Thursday, April 22, 2010

Sense of Place

Have you ever read a book where the setting is so--I was going to say well described, but that isn't even it. Made so completely real --that you feel like you are there?

The first time I really became aware of being aware of this was a number of years ago when I picked up a mystery--my genre of choice--at the library. The author was Corrine Holt Sawyer and the title may have been Murder in Black and White. As I read I had a sense of deja vu. The names may have been changed, but this story was taking place in my home town. The characters were residents of the retirement home there overlooking the Pacific. The trails that led down to the beach were there. I was walking into town with them. The commuter train that went through was there.

I took a copy to my mother the next time I visited. (I got the love of mysteries from her, so there was no problem persuading her to tackle a new author.) She still lived in that hometown, and as she read, she would break out laughing. Not only was the setting so real, she could identify the characters -- the REAL characters--that the book characters were based on. Now, the author lived on the opposite coast, and nowhere in her biography is there a hint that she had lived at any time in my home town. How did she get it so exactly--so real?

I began to be more aware of the settings of novels I read, and the more the setting drew me in, the better the reading experience. There are some Seattle authors whos sense of place is so inviting that I can't put them down. Best known is probably J. A. Jance, whose J. P. Beaumont mysteries really take you downtown to some of Seattle's well known and lesser known haunts. Beaumont, in his earlier days, liked to hang out at the Doghouse restaurant. A friend visiting her kids in Seattle, when asked where she would like to go requested a meal at the Doghouse. The kids were totally puzzled. But to her delight, she found it to be just as seedy as it was described.

Jance's other series features Joanna Brady, sheriff of Cochise County, Arizona. As it happens, my brother lived there for a couple of years when he was stationed at Fort Huachuca and I have a friend there. Though I don't know the area as well, I sometimes feel I could just drive straight to anywhere mentioned as easily as I could here at home. My brother sent me this picture from a recent trip through the area. He captioned it "Joanna Brady's Office".

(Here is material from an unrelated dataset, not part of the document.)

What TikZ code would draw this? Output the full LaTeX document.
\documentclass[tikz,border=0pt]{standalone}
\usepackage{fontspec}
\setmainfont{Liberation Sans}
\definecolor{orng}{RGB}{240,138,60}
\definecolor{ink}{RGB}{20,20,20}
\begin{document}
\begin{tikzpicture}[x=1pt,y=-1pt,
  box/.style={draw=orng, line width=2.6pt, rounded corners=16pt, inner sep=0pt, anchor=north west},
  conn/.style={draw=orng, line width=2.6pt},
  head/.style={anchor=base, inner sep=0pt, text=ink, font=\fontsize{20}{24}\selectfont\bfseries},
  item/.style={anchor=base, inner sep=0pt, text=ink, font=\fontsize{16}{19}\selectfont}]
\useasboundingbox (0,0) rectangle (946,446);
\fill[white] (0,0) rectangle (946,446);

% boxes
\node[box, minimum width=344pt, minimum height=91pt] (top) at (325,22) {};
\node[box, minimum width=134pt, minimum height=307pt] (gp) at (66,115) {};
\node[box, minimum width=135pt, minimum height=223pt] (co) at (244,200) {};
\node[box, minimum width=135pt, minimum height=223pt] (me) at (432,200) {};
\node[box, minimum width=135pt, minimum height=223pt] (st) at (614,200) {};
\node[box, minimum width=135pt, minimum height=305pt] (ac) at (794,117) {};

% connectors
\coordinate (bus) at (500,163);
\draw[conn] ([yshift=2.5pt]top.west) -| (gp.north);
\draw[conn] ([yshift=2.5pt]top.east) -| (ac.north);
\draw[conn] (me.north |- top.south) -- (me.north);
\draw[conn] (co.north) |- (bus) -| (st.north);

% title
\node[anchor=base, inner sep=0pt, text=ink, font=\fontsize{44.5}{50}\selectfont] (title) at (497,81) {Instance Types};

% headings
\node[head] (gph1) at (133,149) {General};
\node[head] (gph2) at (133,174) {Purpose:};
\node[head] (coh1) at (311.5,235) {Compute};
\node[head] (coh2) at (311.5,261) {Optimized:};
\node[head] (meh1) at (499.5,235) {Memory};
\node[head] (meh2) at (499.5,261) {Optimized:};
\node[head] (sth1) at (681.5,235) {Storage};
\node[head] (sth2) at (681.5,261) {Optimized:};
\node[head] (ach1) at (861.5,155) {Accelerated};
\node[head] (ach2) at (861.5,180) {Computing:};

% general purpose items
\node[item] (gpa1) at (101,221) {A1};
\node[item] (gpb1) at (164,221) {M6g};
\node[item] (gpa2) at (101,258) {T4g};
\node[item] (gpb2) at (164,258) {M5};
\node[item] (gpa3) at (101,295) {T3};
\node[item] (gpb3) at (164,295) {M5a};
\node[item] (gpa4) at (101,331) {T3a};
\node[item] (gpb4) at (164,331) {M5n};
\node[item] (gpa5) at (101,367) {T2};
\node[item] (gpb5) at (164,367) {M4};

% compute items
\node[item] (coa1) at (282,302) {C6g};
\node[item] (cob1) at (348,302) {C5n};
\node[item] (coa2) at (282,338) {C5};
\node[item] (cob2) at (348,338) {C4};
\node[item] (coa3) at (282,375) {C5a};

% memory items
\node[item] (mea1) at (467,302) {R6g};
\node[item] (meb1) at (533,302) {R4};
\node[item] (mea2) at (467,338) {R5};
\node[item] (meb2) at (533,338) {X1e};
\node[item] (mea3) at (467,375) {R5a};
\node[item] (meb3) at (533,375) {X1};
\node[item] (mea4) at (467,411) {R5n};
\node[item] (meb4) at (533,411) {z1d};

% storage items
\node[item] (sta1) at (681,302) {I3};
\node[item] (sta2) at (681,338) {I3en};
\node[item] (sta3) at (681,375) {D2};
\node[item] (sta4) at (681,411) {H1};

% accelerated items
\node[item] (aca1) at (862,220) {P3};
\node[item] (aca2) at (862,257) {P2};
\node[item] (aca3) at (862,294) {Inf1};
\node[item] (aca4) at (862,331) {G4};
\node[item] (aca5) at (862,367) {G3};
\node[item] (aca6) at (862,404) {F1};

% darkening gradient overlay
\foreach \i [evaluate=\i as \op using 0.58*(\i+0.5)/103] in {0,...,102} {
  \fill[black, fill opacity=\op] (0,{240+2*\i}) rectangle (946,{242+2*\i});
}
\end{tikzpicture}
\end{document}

Back to Seattle, another Seattle Mystery writer is Earl Emerson. My eyes widened once when the body in one of his murders was found by the river in the next town over from us. I was ready to go down and join the search. On another occasion we had gone camping in one of the state parks along Puget Sound. It was rather freaky a couple of weeks later when I read one of his mysteries and the perp was picked up in campsite #70. I remember that number specifically, because we weren't far from that campsite, and there had been some sort of event that had drawn the police to the campground when we were there.

That can sure creep you out.

G. M. Ford can also bring the Seattle setting alive. I'm currently rereading one of his books in which a lot of the action takes place in a historic upscale hotel. The name is changed, but we know where we are! His character knows the ins and outs of the city because his dad was once the mayor. But a lot of his friends, whom he usese for surveilence, come from the homeless population.

When we went to Alaska last fall, I took along one of Dana Stabenow's kate Shugak mysteries. Talk about really being in the place. I picked up others while there and have read nearly all of them since. Stabenow really brings you into the interior, and gives you the sense of outsideness that Kate feels when she is in the "big" city of Anchorage.  Reading her mysteries brings me back to our trip and our adventures .

The settings don't even have to be real places in order to take you there. or take you to a place you know. Reading or watching one of the Harry Potter stories takes my husband back to his boarding school--which he claims was just like Hogwarts minus the ghosts and wizarding.

And don't you just want to bike down Ittibittiwassee Road with Jim Qwilleran and discuss his latest column in the Moose County Something over a squnk water at Tipsy's? (Lillian Jackson Braun's The Cat Who...series)

As we get ready for a trip to Scotland,  England,  and Wales this summer, I am looking forward to some of the locations in Diana Gabaldon's Outlander series, wandering through James Herriot's Yorkshire, a visit to Shrewsbury Abbey where Brother Cadfael tended the gardens (I had read them all before they appeared on PBS.) and a sight of the moors where Sherlock Holmes tracked the Hound of the Baskervilles.

What books have brought places alive for you?